Moreover, “to endorse anyone who has not been ordained is to proclaim the ordination of all Southern Baptist military chaplains as unnecessary and irrelevant,” Hill added. “It is to strip all of us–in one stroke–of the sign and seal of our spiritual authority as ministers of the gospel of Jesus Christ, and to do this to us while we labor in a vineyard more difficult to harvest than any local Southern Baptist church, where the infrastructure acknowledges and enhances the spiritual authority of the pastor.”

The NAMB policy does not intersect well with military culture, Hill said.

By law, there are no positions of senior pastoral leadership that are “off-limits” to women military chaplains, he pointed out. “A woman, ordained or unordained, is expected to fulfill the same pastoral role as her male counterpart, from the first day in the military to her last.”
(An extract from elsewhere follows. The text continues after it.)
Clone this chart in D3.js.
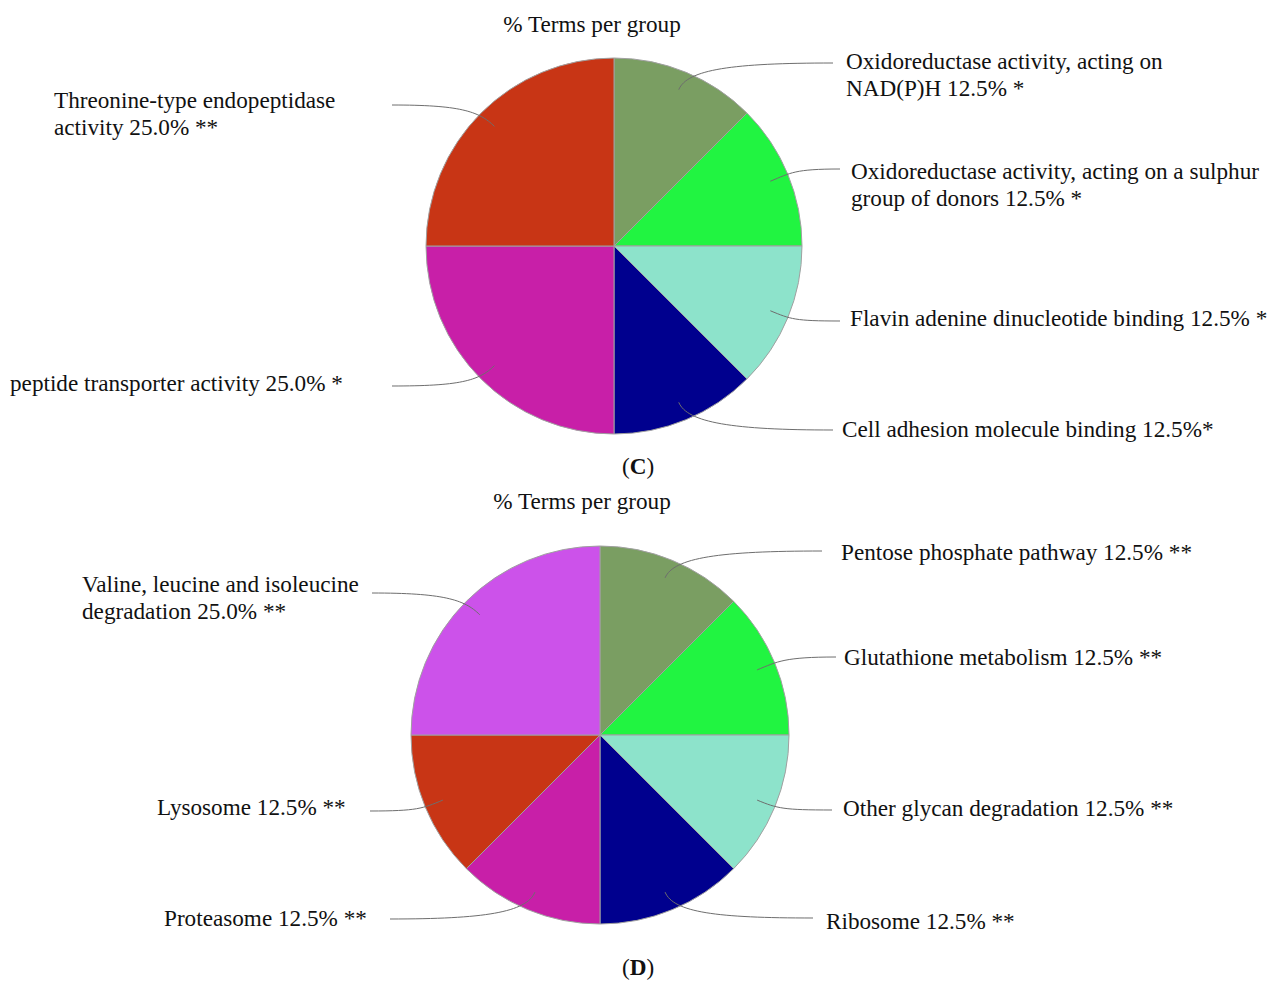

All military chaplains, “preach the gospel, perform baptisms, provide communion, lead worship, teach the Bible, conduct weddings and funerals, visit in hospitals and jails, around the world, at sea and in the field, in peacetime and in war,” he explained.

Additionally rank, not gender, determines who is “in authority” in the military, he said. For example, he noted that a woman is the current Air Force chief of chaplains.

Hill also warned that the NAMB policy “removes Southern Baptist chaplains from the ranks of all other mainstream Christian denominations and aligns us squarely alongside Christian Scientists and Mormons, two religious groups that do not require ordination for endorsement for military chaplancy.”

Three months ago, Hill e-mailed 134 active-duty Navy chaplains endorsed by NAMB. Through May 27 he had received 40 replies and “had talked with another 12 to 15 in person.” Though specific objections vary, Hill said, none of more than 50 chaplains he has surveyed supports the NAMB policy in any way.

Late last year, NAMB dismissed Bob Vickers as director of its chaplaincy evangelism unit, reportedly because he did not enforce the ban on ordained females stringently enough.

NAMB's policy change and the dismissal of Vickers, who came up through the ranks of military chaplaincy himself, have sparked increased applications at other Baptist endorsing agencies. Both the Baptist General Convention of Texas and the Cooperative Baptist Fellowship have experienced increased inquiries and applications for chaplaincy endorsements in recent months.